Indian director Kabir Khan is expressing his views on the Taliban takeover in Afghanistan and the future of the country's entertainment industry.
“All of this is bizarre that after 20 years an organisation like the Taliban can come back,” says Khan, who started his cinematic journey a documentary on the country with Kabul Express (2006).
He adds, “It makes me remember one little incident from my documentary, where we were interviewing some of the Taliban members in 2001 post the 9/11 incident. And one senior Taliban member just looked straight into my camera, said, ‘You think we are gone, we will be back’. The confidence with which he said at that time sent chills down my spine.
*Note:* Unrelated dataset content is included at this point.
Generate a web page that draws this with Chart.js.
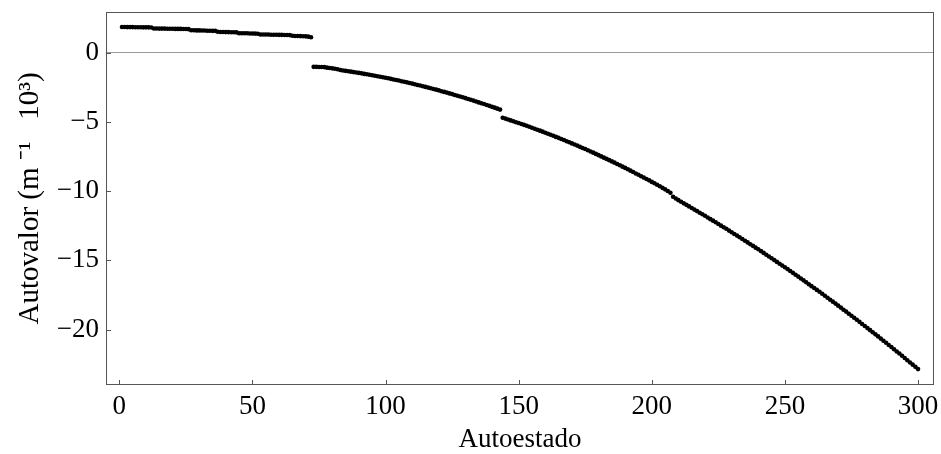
<!DOCTYPE html>
<html lang="es">
<head>
<meta charset="utf-8">
<title>Autovalores</title>
<script src="https://cdn.jsdelivr.net/npm/chart.js@4.4.1/dist/chart.umd.min.js"></script>
<style>
  html, body { margin: 0; padding: 0; background: #ffffff; }
  #caja { position: relative; width: 941px; height: 454px; }
</style>
</head>
<body>
<div id="caja"><canvas id="grafico"></canvas></div>
<script>
// Autovalores (m^-1 10^3) ordenados por autoestado, en tres ramas.
const rama1 = [
  1.86, 1.86, 1.85, 1.85, 1.85, 1.84, 1.84, 1.84, 1.83, 1.83, 1.83, 1.82,
  1.75, 1.75, 1.74, 1.74, 1.74, 1.73, 1.73, 1.73, 1.72, 1.72, 1.72, 1.71, 1.71, 1.70,
  1.62, 1.62, 1.61, 1.61, 1.60, 1.60, 1.59, 1.59, 1.58, 1.58,
  1.51, 1.50, 1.50, 1.49, 1.49, 1.48, 1.48, 1.47,
  1.41, 1.41, 1.40, 1.40, 1.39, 1.39, 1.38, 1.37,
  1.32, 1.32, 1.31, 1.31, 1.30, 1.30, 1.30, 1.29, 1.29, 1.28, 1.28, 1.27,
  1.22, 1.21, 1.21, 1.20, 1.19, 1.18, 1.16, 1.12
];
const rama2 = [
  -1.02, -1.02, -1.03, -1.03, -1.04, -1.08, -1.10, -1.13, -1.16, -1.20,
  -1.25, -1.28, -1.31, -1.34, -1.37, -1.40, -1.43, -1.46, -1.49, -1.53,
  -1.56, -1.59, -1.63, -1.66, -1.70, -1.74, -1.77, -1.81, -1.85, -1.89,
  -1.93, -1.97, -2.01, -2.06, -2.10, -2.14, -2.19, -2.23, -2.28, -2.33,
  -2.37, -2.42, -2.47, -2.52, -2.57, -2.62, -2.67, -2.72, -2.78, -2.83,
  -2.88, -2.94, -2.99, -3.05, -3.11, -3.16, -3.22, -3.28, -3.34, -3.40,
  -3.46, -3.52, -3.59, -3.65, -3.71, -3.78, -3.84, -3.91, -3.97, -4.04,
  -4.11
];
const rama3 = [
  -4.70, -4.76, -4.82, -4.89, -4.95, -5.02, -5.08, -5.15, -5.21, -5.28,
  -5.35, -5.42, -5.49, -5.56, -5.63, -5.70, -5.78, -5.85, -5.93, -6.00,
  -6.08, -6.15, -6.23, -6.31, -6.39, -6.47, -6.55, -6.63, -6.71, -6.80,
  -6.88, -6.96, -7.05, -7.14, -7.22, -7.31, -7.40, -7.49, -7.58, -7.67,
  -7.76, -7.85, -7.94, -8.04, -8.13, -8.23, -8.32, -8.42, -8.52, -8.62,
  -8.72, -8.82, -8.92, -9.02, -9.12, -9.22, -9.33, -9.43, -9.54, -9.64,
  -9.76, -9.87, -9.99, -10.12,
  -10.40, -10.53, -10.65, -10.77, -10.88, -10.99,
  -11.10, -11.22, -11.33, -11.44, -11.56, -11.67, -11.78, -11.90, -12.02, -12.13,
  -12.25, -12.37, -12.49, -12.61, -12.72, -12.85, -12.97, -13.09, -13.21, -13.33,
  -13.45, -13.58, -13.70, -13.83, -13.95, -14.08, -14.20, -14.33, -14.46, -14.59,
  -14.72, -14.85, -14.98, -15.11, -15.24, -15.37, -15.50, -15.63, -15.77, -15.90,
  -16.04, -16.17, -16.31, -16.44, -16.58, -16.72, -16.86, -16.99, -17.13, -17.27,
  -17.41, -17.55, -17.70, -17.84, -17.98, -18.12, -18.27, -18.41, -18.56, -18.70,
  -18.85, -19.00, -19.14, -19.29, -19.44, -19.59, -19.74, -19.89, -20.04, -20.19,
  -20.34, -20.49, -20.65, -20.80, -20.95, -21.11, -21.26, -21.42, -21.58, -21.73,
  -21.89, -22.05, -22.21, -22.37, -22.53, -22.69, -22.85
];

const tituloX = 'Autoestado';
const tituloY = 'Autovalor (m \u207B\u00B9   10\u00B3)';

// Autoestados numerados desde 1
const autovalores = rama1.concat(rama2, rama3);
const puntos = autovalores.map((v, i) => ({ x: i + 1, y: v }));

const fuente = '"Liberation Serif", "Times New Roman", serif';

// Marco alrededor del área de trazado, con marcas hacia dentro
const marco = {
  id: 'marco',
  afterDraw(chart) {
    const { ctx, chartArea: a, scales: { x, y } } = chart;
    ctx.save();
    ctx.strokeStyle = '#555555';
    ctx.lineWidth = 1;
    ctx.strokeRect(a.left + 0.5, a.top + 0.5, a.right - a.left - 1, a.bottom - a.top - 1);
    ctx.beginPath();
    x.ticks.forEach(t => {
      const px = Math.round(x.getPixelForValue(t.value)) + 0.5;
      ctx.moveTo(px, a.bottom);
      ctx.lineTo(px, a.bottom - 5);
    });
    y.ticks.forEach(t => {
      const py = Math.round(y.getPixelForValue(t.value)) + 0.5;
      ctx.moveTo(a.left, py);
      ctx.lineTo(a.left + 5, py);
    });
    ctx.stroke();
    ctx.restore();
  }
};

new Chart(document.getElementById('grafico'), {
  type: 'scatter',
  data: {
    datasets: [{
      data: puntos,
      backgroundColor: '#000000',
      borderWidth: 0,
      pointRadius: 2.3,
      pointHoverRadius: 2.3
    }]
  },
  options: {
    responsive: true,
    maintainAspectRatio: false,
    animation: false,
    devicePixelRatio: 1,
    layout: { padding: { top: 12, right: 7, left: 0, bottom: 0 } },
    plugins: { legend: { display: false }, tooltip: { enabled: false } },
    scales: {
      x: {
        type: 'linear',
        min: -5,
        max: 306,
        border: { display: false },
        grid: { display: false, drawTicks: false },
        ticks: {
          stepSize: 50,
          includeBounds: false,
          padding: 6,
          color: '#000000',
          font: { family: fuente, size: 27 },
          maxRotation: 0
        },
        title: {
          display: true,
          text: tituloX,
          color: '#000000',
          font: { family: fuente, size: 27 },
          padding: { top: 0, bottom: -2 }
        },
        afterFit(s) {
          s.height = 69;
          s.paddingLeft = 0;
          s.paddingRight = 0;
        }
      },
      y: {
        type: 'linear',
        min: -24.0,
        max: 2.94,
        border: { display: false },
        grid: {
          drawTicks: false,
          lineWidth: 1,
          color: c => (c.tick && c.tick.value === 0 ? '#9a9a9a' : 'rgba(0,0,0,0)')
        },
        ticks: {
          stepSize: 5,
          includeBounds: false,
          padding: 7,
          color: '#000000',
          font: { family: fuente, size: 27 },
          callback: v => (v < 0 ? '\u2212' + Math.abs(v) : String(v))
        },
        title: {
          display: true,
          text: tituloY,
          color: '#000000',
          font: { family: fuente, size: 29 },
          padding: { top: 13, bottom: 0 }
        },
        afterFit(s) {
          s.width = 106;
          s.paddingTop = 0;
          s.paddingBottom = 0;
        }
      }
    }
  },
  plugins: [marco]
});
</script>
</body>
</html>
And now, when I remember that statement, it haunts me.”
Speaking of his Afghani friends, the director expressed his helplessness in responding to cry for help.
“One of my friends and actor Bashir has been forced to run away from his house and go underground after his place was ransacked by the Taliban,” reveals the 52-year-old.
Kabir went on to explain, “In the first avatar of Taliban in 1996 -2001, forget films, they did not even allow photography. The only photographers that were allowed to operate were passport photographers.”
“A lot of small scale films were being made. I don’t know whether they will be allowed to continue or whether anybody will have the courage to try and continue. Because everybody knows their opinions on cinema and music,” he says, adding, “I doubt that the film industry will be allowed to survive. The Taliban ideology will not allow them to continue.”